« L’œuf est un produit anti-crise »
Avec la crise, les Français, déjà grands mangeurs d’œufs, se tournent encore plus vers cet aliment bon marché. Mais si la demande est là, la filière rencontre d’autres difficultés et a perdu sa place de producteur numéro 1 en Europe.
Quel est l’impact de la baisse actuelle du pouvoir d’achat sur la consommation d’œufs ?
L’œuf est un produit anti-crise : il s’agit de la protéine la moins chère du marché. De fait, sa consommation est en progression. Sur les deux premiers mois de l’année 2023, ses ventes en grande distribution ont même augmenté de +5,9 % en volume, par rapport à la même période l’année dernière. Plus de 9 ménages sur dix en achètent. Mais la demande évolue : les différentes catégories d’œufs ne connaissent pas le même succès. Ceux bio ont vu leur consommation baisser, à l’image des autres produits de ce type. Il est probable que les personnes ayant subi une contraction de leur pouvoir d’achat se sont tournées vers d’autres produits de qualité comparable. La catégorie des œufs en cage est également en décroissance. Mais cette tendance est compensée par la hausse croissance de la consommation d’œufs en sol et en plein air. Par ailleurs, les clients achètent majoritairement leurs œufs en grande surface. Et ils privilégient les marques distributeur qui représentent l’essentiel du marché.
Pourquoi la France a-t-elle perdu sa place de leader des producteurs d’œufs en Europe ?

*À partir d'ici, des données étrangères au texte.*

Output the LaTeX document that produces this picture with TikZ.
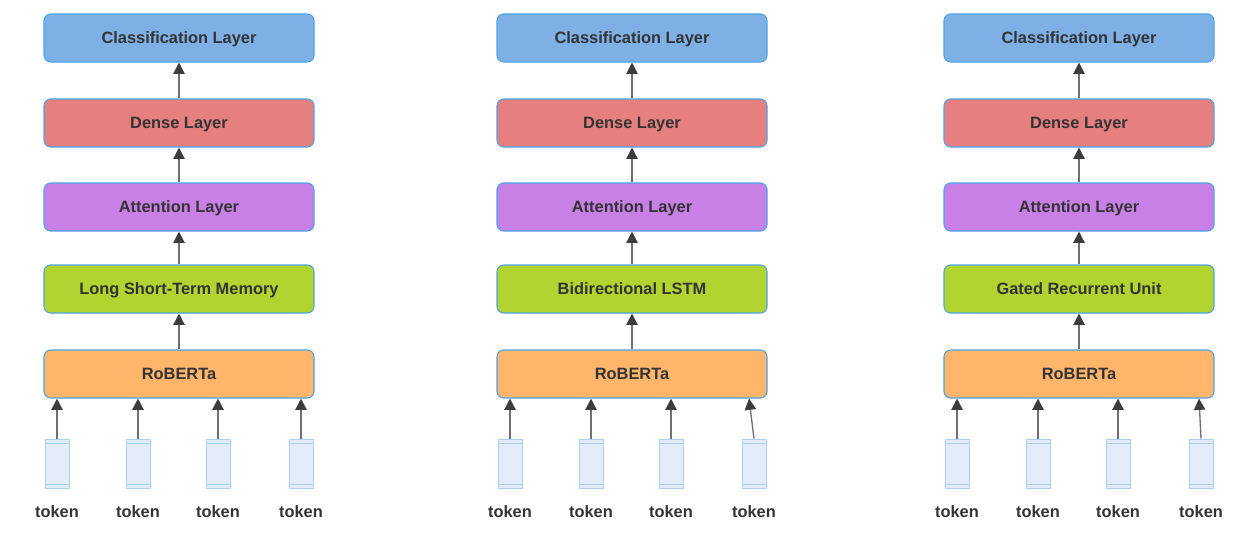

La consommation d’œufs a beau augmenter, la filière est sous pression ! Nous cumulons plusieurs types de difficultés, en particulier d’ordre réglementaire et sanitaire.L’épidémie d’influenza aviari sévit partout, en France, mais aussi aux Pays-Bas, en Pologne, aux États-Unis… Depuis le début du mois de mars, nous n’avons pas eu de nouveaux cas, mais ce printemps, nous avons perdu 1,5 millions de poules pondeuses, et à l’automne dernier, 3 millions. Cette crise nous a valu de perdre notre souveraineté alimentaire en matière d’œufs : en 2021, nous étions le premier producteur d’œufs en Europe, et notre autonomie était de 102 %. A présent, elle est descendue à 96 %...La pression réglementaire pourrait aggraver encore cette situation. En effet, la directive européenne IED [sur les émissions industrielles] impose des normes, par exemple sur la qualité de l’air, destinées à réduire la pollution émise par certaines activités industrielles et agricoles, dont les élevages qui comptent plus de 40 000 poules. Il est envisagé d’abaisser ce seuil à 20 000. Cela imposerait des investissements inaccessibles pour ces exploitations de taille modeste, nombreuses en France.
Les associations végan ou écologistes se font très fortement entendre, aujourd’hui. Comment votre secteur prend-il en compte le bien-être animal ?
La filière est déjà très engagée dans une démarche volontaire concernant le bien-être animal. Mais sur le plan réglementaire, nous estimons qu’il faut en rester au statu quo. Cette année, une révision des règlements européens relatifs au bien-être animal est prévue et nous en redoutons les effets. Par exemple, sur le sujet des cages, nous sommes conscients du fait que leur fin est écrite. En France, déjà cela ne concerne plus que 25 % des poules pondeuses. Mais si on impose une interdiction totale de cette pratique, avec un délai de mise en application de la mesure trop brutal, des producteurs vont devoir fermer. Cela représentera une perte de 12 a 15 millions de poules pondeuses. Autant d’aliments qui seront importés…A cet égard, d’ailleurs, nous préconisons la mise en place de clauses commerciales miroir concernant le bien-être animal, pour les importations d’œufs en Europe. Par ailleurs, pour nous, ce n’est pas aux associations de décider. Il revient au consommateur de choisir s’il veut privilégier le prix ou le bien-être animal, en particulier en ce moment de difficultés économiques.